AP Chocolate Crème Roll w/Strawberry Filling

I love a good cake roll stuffed with yummy whipped topping. This recipe is so easy and great to share with friends.


1 Batch AP Chocolate Crème Cake and Muffin Mix (#1834), made according to directions
Or on box of Chocolate Cake Mix


In a medium bowl, mix up one batch of Alison's Pantry Chocolate Creme Cake according to directions. You can also use any chocolate cake mix of your choice mixed up according to package directions.

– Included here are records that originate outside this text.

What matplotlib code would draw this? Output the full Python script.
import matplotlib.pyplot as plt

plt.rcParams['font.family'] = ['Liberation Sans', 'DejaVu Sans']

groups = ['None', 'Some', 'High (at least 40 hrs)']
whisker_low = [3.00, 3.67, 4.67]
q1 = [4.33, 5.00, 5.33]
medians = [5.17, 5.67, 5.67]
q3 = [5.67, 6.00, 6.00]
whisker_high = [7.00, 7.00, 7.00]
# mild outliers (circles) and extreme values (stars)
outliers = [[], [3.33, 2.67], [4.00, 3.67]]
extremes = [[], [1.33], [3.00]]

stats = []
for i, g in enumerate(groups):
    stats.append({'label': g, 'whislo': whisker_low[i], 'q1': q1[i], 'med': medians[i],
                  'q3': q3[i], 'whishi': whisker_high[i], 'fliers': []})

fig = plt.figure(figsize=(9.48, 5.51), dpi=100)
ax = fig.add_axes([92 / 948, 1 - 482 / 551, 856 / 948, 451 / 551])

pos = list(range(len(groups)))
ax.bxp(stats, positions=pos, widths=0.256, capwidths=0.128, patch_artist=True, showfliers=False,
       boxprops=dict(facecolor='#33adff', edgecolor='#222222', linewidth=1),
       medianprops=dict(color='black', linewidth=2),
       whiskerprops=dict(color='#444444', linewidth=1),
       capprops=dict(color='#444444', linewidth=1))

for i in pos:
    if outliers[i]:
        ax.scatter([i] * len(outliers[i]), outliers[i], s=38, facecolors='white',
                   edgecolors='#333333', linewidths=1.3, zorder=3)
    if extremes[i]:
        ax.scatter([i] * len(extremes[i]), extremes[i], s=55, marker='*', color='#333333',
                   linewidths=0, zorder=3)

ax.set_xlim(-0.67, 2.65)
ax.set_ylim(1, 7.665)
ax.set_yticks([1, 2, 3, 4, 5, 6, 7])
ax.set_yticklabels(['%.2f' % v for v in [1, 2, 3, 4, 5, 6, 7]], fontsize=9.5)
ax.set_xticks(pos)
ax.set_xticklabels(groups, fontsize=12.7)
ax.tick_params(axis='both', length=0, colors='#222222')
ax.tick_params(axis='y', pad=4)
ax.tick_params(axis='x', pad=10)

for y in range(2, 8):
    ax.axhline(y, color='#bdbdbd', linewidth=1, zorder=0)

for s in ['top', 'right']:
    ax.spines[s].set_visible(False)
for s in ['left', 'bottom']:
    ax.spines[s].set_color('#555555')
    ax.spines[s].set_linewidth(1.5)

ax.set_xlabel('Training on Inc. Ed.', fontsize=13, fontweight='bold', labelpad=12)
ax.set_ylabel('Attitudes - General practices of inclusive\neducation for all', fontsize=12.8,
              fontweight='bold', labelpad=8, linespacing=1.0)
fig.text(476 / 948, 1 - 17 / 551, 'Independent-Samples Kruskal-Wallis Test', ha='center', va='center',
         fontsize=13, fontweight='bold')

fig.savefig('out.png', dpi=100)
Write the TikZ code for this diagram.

Spray a 15" x 10" jelly roll pan that has been lined with wax paper or parchment, spread the cake mix evenly onto the pan. Bake at 375º until set—approx. 20 minutes.
While the cake is cooking, spread out a dish cloth and sprinkle it with powdered sugar.
When the cake is finished, turn onto the dish cloth and roll loosely in the cloth. Cool. Carefully unroll and spread with Strawberry Filling.

Strawberry Filling:
1 small whipped topping
2–6 oz. strawberry yogurt
2 tsp. Sassy Strawberry Powder (#3635)

Roll carefully, sprinkle with powdered sugar, and chill. Can also use strawberry ice cream! Elegant and cool spring dessert.